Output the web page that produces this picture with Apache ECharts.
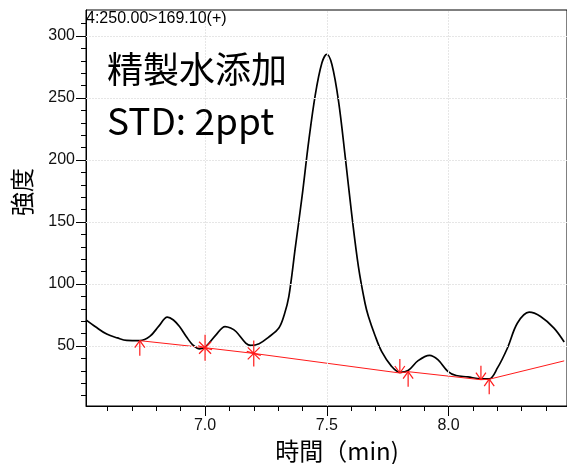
<!DOCTYPE html>
<html>
<head>
<meta charset="utf-8">
<script src="https://cdn.jsdelivr.net/npm/echarts@6/dist/echarts.min.js"></script>
<style>html,body{margin:0;padding:0;background:#fff}#c{width:567px;height:464px}</style>
</head>
<body>
<div id="c"></div>
<script>
// Chromatogram trace (time in min, intensity)
const traceTime = [6.511,6.55,6.596,6.64,6.678,6.732,6.773,6.81,6.845,6.87,6.895,6.925,6.949,6.977,7.004,7.045,7.082,7.105,7.127,7.167,7.188,7.222,7.26,7.303,7.325,7.344,7.371,7.398,7.426,7.453,7.480,7.500,7.521,7.548,7.576,7.602,7.630,7.657,7.671,7.698,7.725,7.766,7.800,7.834,7.875,7.922,7.956,7.997,8.031,8.079,8.133,8.167,8.201,8.242,8.283,8.331,8.378,8.433,8.475];
const traceIntensity = [71.1,65.5,59.6,56.5,54.5,54.3,57.7,66,73.3,71,65.7,57,51,47.6,49.7,59,65.7,64.5,61.7,52.4,50.5,51.8,57,64.5,75,89.8,130,170,215.6,253,278.4,285.3,277,247.7,202,156.7,113.9,84.5,73.8,58.5,45.7,33.6,28.8,30.2,38.2,42.5,39,29.6,26.2,25.1,23.5,23.5,32.3,48.4,68.5,77.3,73.8,64.4,53.2];
// Red integration baseline
const baseTime = [6.732,7.0,7.2,7.8,7.834,8.133,8.167,8.475];
const baseIntensity = [54.3,48.6,44.0,28.2,29.3,22.8,23.2,38.0];
// Peak markers
const markTime = [6.732,7.0,7.2,7.8,7.834,8.133,8.167];
const markIntensity = [54.3,48.6,44.0,28.2,29.3,22.8,23.2];
const markKind = ['up','star','star','down','up','down','up'];
// Axis ticks & labels
const xMajor = [7.0,7.5,8.0];
const xMinor = [6.6,6.7,6.8,6.9,7.1,7.2,7.3,7.4,7.6,7.7,7.8,7.9,8.1,8.2,8.3,8.4];
const yMajor = [50,100,150,200,250,300];
const yMinor = [10,20,30,40,60,70,80,90,110,120,130,140,160,170,180,190,210,220,230,240,260,270,280,290,310];
const xRange = [6.511,8.4865];
const yRange = [1.6,321];
const xTitle = '時間（min)';
const yTitle = '強度';
const channelText = '4:250.00>169.10(+)';
const noteLines = ['精製水添加','STD: 2ppt'];

const chart = echarts.init(document.getElementById('c'), null, {renderer:'canvas'});
const kindCode = {up:0, down:1, star:2};
const black = '#000';
const red = '#ff1a1a';
const labelFont = 'Liberation Sans, Arial, sans-serif';
const cjkFont = '"Noto Sans CJK JP", "Noto Sans", sans-serif';

function xAx(ticks, len, labels){
  return {
    type:'value', min:xRange[0], max:xRange[1], position:'bottom',
    axisLine:{show:!!labels, lineStyle:{color:black,width:1}},
    axisTick:{show:true, customValues:ticks, length:len, lineStyle:{color:black,width:1}},
    axisLabel: labels ? {customValues:labels, formatter:v=>v.toFixed(1), fontSize:16, color:'#111', margin:12, fontFamily:labelFont} : {show:false},
    splitLine:{show:false}
  };
}
function yAx(ticks, len, labels){
  return {
    type:'value', min:yRange[0], max:yRange[1], position:'left',
    axisLine:{show:!!labels, lineStyle:{color:black,width:1}},
    axisTick:{show:true, customValues:ticks, length:len, lineStyle:{color:black,width:1}},
    axisLabel: labels ? {customValues:labels, formatter:v=>String(v), fontSize:16, color:'#111', margin:11, fontFamily:labelFont} : {show:false},
    splitLine:{show:false}
  };
}

const gridLines = xMajor.map(v=>({xAxis:v})).concat(yMajor.map(v=>({yAxis:v})));

chart.setOption({
  animation:false,
  backgroundColor:'#fff',
  grid:{left:86, top:10, right:-3, bottom:58, show:true, borderColor:black, borderWidth:1, backgroundColor:'transparent'},
  xAxis:[xAx(xMajor,10,xMajor), xAx(xMinor,5,null)],
  yAxis:[yAx(yMajor,10,yMajor), yAx(yMinor,5,null)],
  series:[
    {
      type:'line', xAxisIndex:0, yAxisIndex:0, z:1, silent:true,
      data:[], showSymbol:false,
      markLine:{silent:true, symbol:['none','none'], label:{show:false},
        lineStyle:{color:'#e6e6e6', width:1, type:[2,1]}, data:gridLines}
    },
    {
      type:'line', xAxisIndex:0, yAxisIndex:0, z:3,
      data:traceTime.map((t,i)=>[t,traceIntensity[i]]),
      smooth:0.35, showSymbol:false,
      lineStyle:{color:black, width:1.7}
    },
    {
      type:'line', xAxisIndex:0, yAxisIndex:0, z:4,
      data:baseTime.map((t,i)=>[t,baseIntensity[i]]),
      showSymbol:false,
      lineStyle:{color:red, width:1}
    },
    {
      type:'custom', xAxisIndex:0, yAxisIndex:0, z:5,
      data:markTime.map((t,i)=>[t,markIntensity[i],kindCode[markKind[i]]]),
      renderItem:function(params, api){
        const p = api.coord([api.value(0), api.value(1)]);
        const k = api.value(2);
        const x = p[0], y = p[1];
        const st = {stroke:red, lineWidth:1.2};
        const L = (x1,y1,x2,y2)=>({type:'line', shape:{x1:x+x1,y1:y+y1,x2:x+x2,y2:y+y2}, style:st});
        let ch;
        if (k===0) ch=[L(0,0,0,15),L(0,0,-5,7),L(0,0,5,7)];
        else if (k===1) ch=[L(0,0,0,-14),L(0,0,-5,-7),L(0,0,5,-7)];
        else ch=[L(0,-13,0,13),L(-6,-6,6,6),L(-6,6,6,-6),L(-7,-2,7,2)];
        return {type:'group', children:ch};
      }
    }
  ],
  graphic:[
    {type:'text', x:86, y:11, z:10, style:{text:channelText, font:'16px '+labelFont, fill:'#000', textAlign:'left', textVerticalAlign:'top'}},
    {type:'text', x:107, y:69, z:10, style:{text:noteLines[0], font:'36px '+cjkFont, fill:'#000', textAlign:'left', textVerticalAlign:'middle'}},
    {type:'text', x:107, y:121, z:10, style:{text:noteLines[1], font:'37px '+cjkFont, fill:'#000', textAlign:'left', textVerticalAlign:'middle'}},
    {type:'text', x:337, y:451, z:10, style:{text:xTitle, font:'24px '+cjkFont, fill:'#000', textAlign:'center', textVerticalAlign:'middle'}},
    {type:'text', x:22, y:192, rotation:Math.PI/2, z:10, style:{text:yTitle, font:'24px '+cjkFont, fill:'#000', textAlign:'center', textVerticalAlign:'middle'}}
  ]
});
</script>
</body>
</html>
---*---
The material above holds pictures; copy everything else in it exactly.

Output the web page that produces this picture with Apache ECharts.
<!DOCTYPE html>
<html>
<head>
<meta charset="utf-8">
<script src="https://cdn.jsdelivr.net/npm/echarts@6/dist/echarts.min.js"></script>
<style>html,body{margin:0;padding:0;background:#fff}#c{width:567px;height:464px}</style>
</head>
<body>
<div id="c"></div>
<script>
// Chromatogram trace (time in min, intensity)
const traceTime = [6.511,6.55,6.596,6.64,6.678,6.732,6.773,6.81,6.845,6.87,6.895,6.925,6.949,6.977,7.004,7.045,7.082,7.105,7.127,7.167,7.188,7.222,7.26,7.303,7.325,7.344,7.371,7.398,7.426,7.453,7.480,7.500,7.521,7.548,7.576,7.602,7.630,7.657,7.671,7.698,7.725,7.766,7.800,7.834,7.875,7.922,7.956,7.997,8.031,8.079,8.133,8.167,8.201,8.242,8.283,8.331,8.378,8.433,8.475];
const traceIntensity = [71.1,65.5,59.6,56.5,54.5,54.3,57.7,66,73.3,71,65.7,57,51,47.6,49.7,59,65.7,64.5,61.7,52.4,50.5,51.8,57,64.5,75,89.8,130,170,215.6,253,278.4,285.3,277,247.7,202,156.7,113.9,84.5,73.8,58.5,45.7,33.6,28.8,30.2,38.2,42.5,39,29.6,26.2,25.1,23.5,23.5,32.3,48.4,68.5,77.3,73.8,64.4,53.2];
// Red integration baseline
const baseTime = [6.732,7.0,7.2,7.8,7.834,8.133,8.167,8.475];
const baseIntensity = [54.3,48.6,44.0,28.2,29.3,22.8,23.2,38.0];
// Peak markers
const markTime = [6.732,7.0,7.2,7.8,7.834,8.133,8.167];
const markIntensity = [54.3,48.6,44.0,28.2,29.3,22.8,23.2];
const markKind = ['up','star','star','down','up','down','up'];
// Axis ticks & labels
const xMajor = [7.0,7.5,8.0];
const xMinor = [6.6,6.7,6.8,6.9,7.1,7.2,7.3,7.4,7.6,7.7,7.8,7.9,8.1,8.2,8.3,8.4];
const yMajor = [50,100,150,200,250,300];
const yMinor = [10,20,30,40,60,70,80,90,110,120,130,140,160,170,180,190,210,220,230,240,260,270,280,290,310];
const xRange = [6.511,8.4865];
const yRange = [1.6,321];
const xTitle = '時間（min)';
const yTitle = '強度';
const channelText = '4:250.00>169.10(+)';
const noteLines = ['精製水添加','STD: 2ppt'];

const chart = echarts.init(document.getElementById('c'), null, {renderer:'canvas'});
const kindCode = {up:0, down:1, star:2};
const black = '#000';
const red = '#ff1a1a';
const labelFont = 'Liberation Sans, Arial, sans-serif';
const cjkFont = '"Noto Sans CJK JP", "Noto Sans", sans-serif';

function xAx(ticks, len, labels){
  return {
    type:'value', min:xRange[0], max:xRange[1], position:'bottom',
    axisLine:{show:!!labels, lineStyle:{color:black,width:1}},
    axisTick:{show:true, customValues:ticks, length:len, lineStyle:{color:black,width:1}},
    axisLabel: labels ? {customValues:labels, formatter:v=>v.toFixed(1), fontSize:16, color:'#111', margin:12, fontFamily:labelFont} : {show:false},
    splitLine:{show:false}
  };
}
function yAx(ticks, len, labels){
  return {
    type:'value', min:yRange[0], max:yRange[1], position:'left',
    axisLine:{show:!!labels, lineStyle:{color:black,width:1}},
    axisTick:{show:true, customValues:ticks, length:len, lineStyle:{color:black,width:1}},
    axisLabel: labels ? {customValues:labels, formatter:v=>String(v), fontSize:16, color:'#111', margin:11, fontFamily:labelFont} : {show:false},
    splitLine:{show:false}
  };
}

const gridLines = xMajor.map(v=>({xAxis:v})).concat(yMajor.map(v=>({yAxis:v})));

chart.setOption({
  animation:false,
  backgroundColor:'#fff',
  grid:{left:86, top:10, right:-3, bottom:58, show:true, borderColor:black, borderWidth:1, backgroundColor:'transparent'},
  xAxis:[xAx(xMajor,10,xMajor), xAx(xMinor,5,null)],
  yAxis:[yAx(yMajor,10,yMajor), yAx(yMinor,5,null)],
  series:[
    {
      type:'line', xAxisIndex:0, yAxisIndex:0, z:1, silent:true,
      data:[], showSymbol:false,
      markLine:{silent:true, symbol:['none','none'], label:{show:false},
        lineStyle:{color:'#e6e6e6', width:1, type:[2,1]}, data:gridLines}
    },
    {
      type:'line', xAxisIndex:0, yAxisIndex:0, z:3,
      data:traceTime.map((t,i)=>[t,traceIntensity[i]]),
      smooth:0.35, showSymbol:false,
      lineStyle:{color:black, width:1.7}
    },
    {
      type:'line', xAxisIndex:0, yAxisIndex:0, z:4,
      data:baseTime.map((t,i)=>[t,baseIntensity[i]]),
      showSymbol:false,
      lineStyle:{color:red, width:1}
    },
    {
      type:'custom', xAxisIndex:0, yAxisIndex:0, z:5,
      data:markTime.map((t,i)=>[t,markIntensity[i],kindCode[markKind[i]]]),
      renderItem:function(params, api){
        const p = api.coord([api.value(0), api.value(1)]);
        const k = api.value(2);
        const x = p[0], y = p[1];
        const st = {stroke:red, lineWidth:1.2};
        const L = (x1,y1,x2,y2)=>({type:'line', shape:{x1:x+x1,y1:y+y1,x2:x+x2,y2:y+y2}, style:st});
        let ch;
        if (k===0) ch=[L(0,0,0,15),L(0,0,-5,7),L(0,0,5,7)];
        else if (k===1) ch=[L(0,0,0,-14),L(0,0,-5,-7),L(0,0,5,-7)];
        else ch=[L(0,-13,0,13),L(-6,-6,6,6),L(-6,6,6,-6),L(-7,-2,7,2)];
        return {type:'group', children:ch};
      }
    }
  ],
  graphic:[
    {type:'text', x:86, y:11, z:10, style:{text:channelText, font:'16px '+labelFont, fill:'#000', textAlign:'left', textVerticalAlign:'top'}},
    {type:'text', x:107, y:69, z:10, style:{text:noteLines[0], font:'36px '+cjkFont, fill:'#000', textAlign:'left', textVerticalAlign:'middle'}},
    {type:'text', x:107, y:121, z:10, style:{text:noteLines[1], font:'37px '+cjkFont, fill:'#000', textAlign:'left', textVerticalAlign:'middle'}},
    {type:'text', x:337, y:451, z:10, style:{text:xTitle, font:'24px '+cjkFont, fill:'#000', textAlign:'center', textVerticalAlign:'middle'}},
    {type:'text', x:22, y:192, rotation:Math.PI/2, z:10, style:{text:yTitle, font:'24px '+cjkFont, fill:'#000', textAlign:'center', textVerticalAlign:'middle'}}
  ]
});
</script>
</body>
</html>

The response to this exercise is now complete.